In the given situation, we have three axes of symmetry: the ones proving that $XYZ$ , $YZX$ and $ZXY$ are palindromes. We will not assume that these axes are distinct for now. If we number the letters in $XYZ$ from $0$ to $n-1$ and set $a \coloneqq \left|X\right|$ and $b \coloneqq \left|XY\right|$ , then the three axes of symmetry lie to the left of the $0$ th, the $a$ th, and the $b$ th letter, and combining the reflections, we see that the circle of letters is kept unchanged if we rotate it by $2a$ or $2b$ letters.

Now, let $g \coloneqq \operatorname{gcd}(a, b)$ be the greatest common divisor of $a$ and $b$ . A mathematical result called Bezout's identity shows that there are integers $k, \ell$ such that $ka + \ell b = g$ , and so $k(2a) + \ell(2b) = 2g$ . In other words: We can rotate the circle by $2g$ characters by repeatedly rotating it by $2a$ and $2g$ characters, each time either clockwise or counterclockwise. So rotating $XYZ$ be $2g$ letters, or a multiple of $2g$ letters, keeps it unchanged!
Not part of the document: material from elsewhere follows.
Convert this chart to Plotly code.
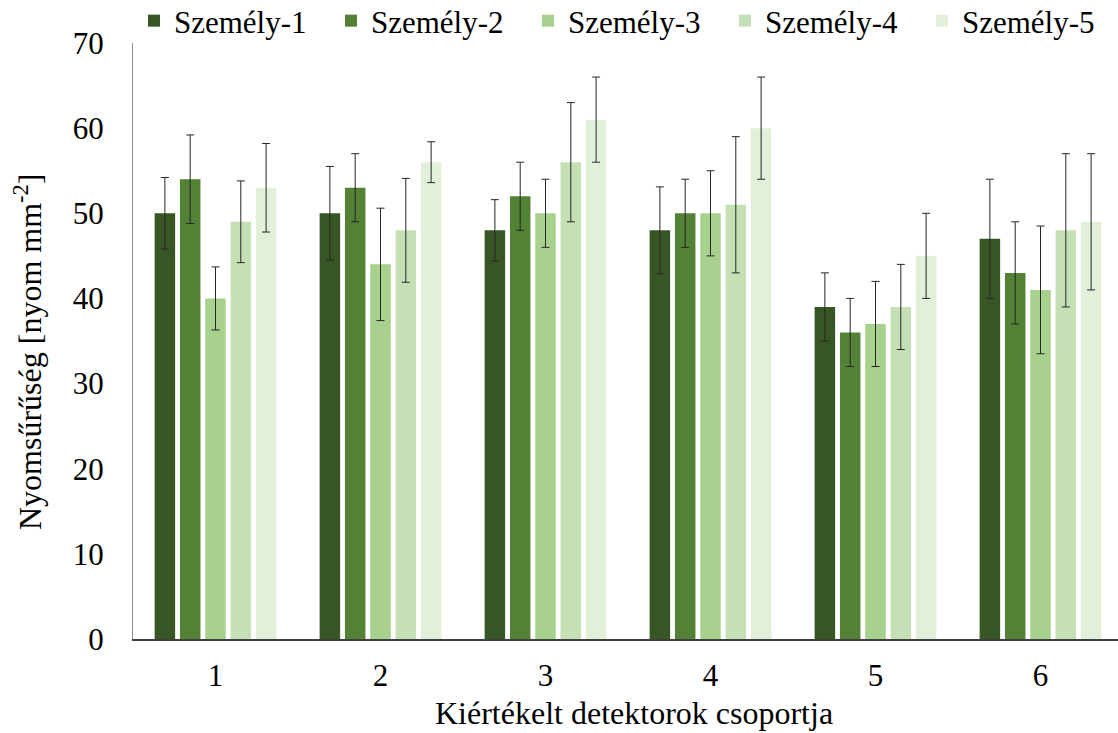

If $a/g \in \mathbb{Z}$ is even, then $2g$ divides $a$ , showing that $YZX$ , which is obtained by rotating $XYZ$ by $a$ letters, is equal to $XYZ$ . Similarly, if $b/g \in \mathbb{Z}$ is even, then $ZXY = XYZ$ , and if $(a-b)/g \in \mathbb{Z}$ is even, then $YZX = ZXY$ .

Let us consider: Is it possible that $XYZ$ , $YZX$ and $ZXY$ are distinct? If that were the case, then $a$ , $b$ and $(a - b)$ would all need to be odd. But if $a$ and $b$ are odd, $(a-b)$ is certainly even! This way we have proved that said three words cannot be distinct if they are all palindromes.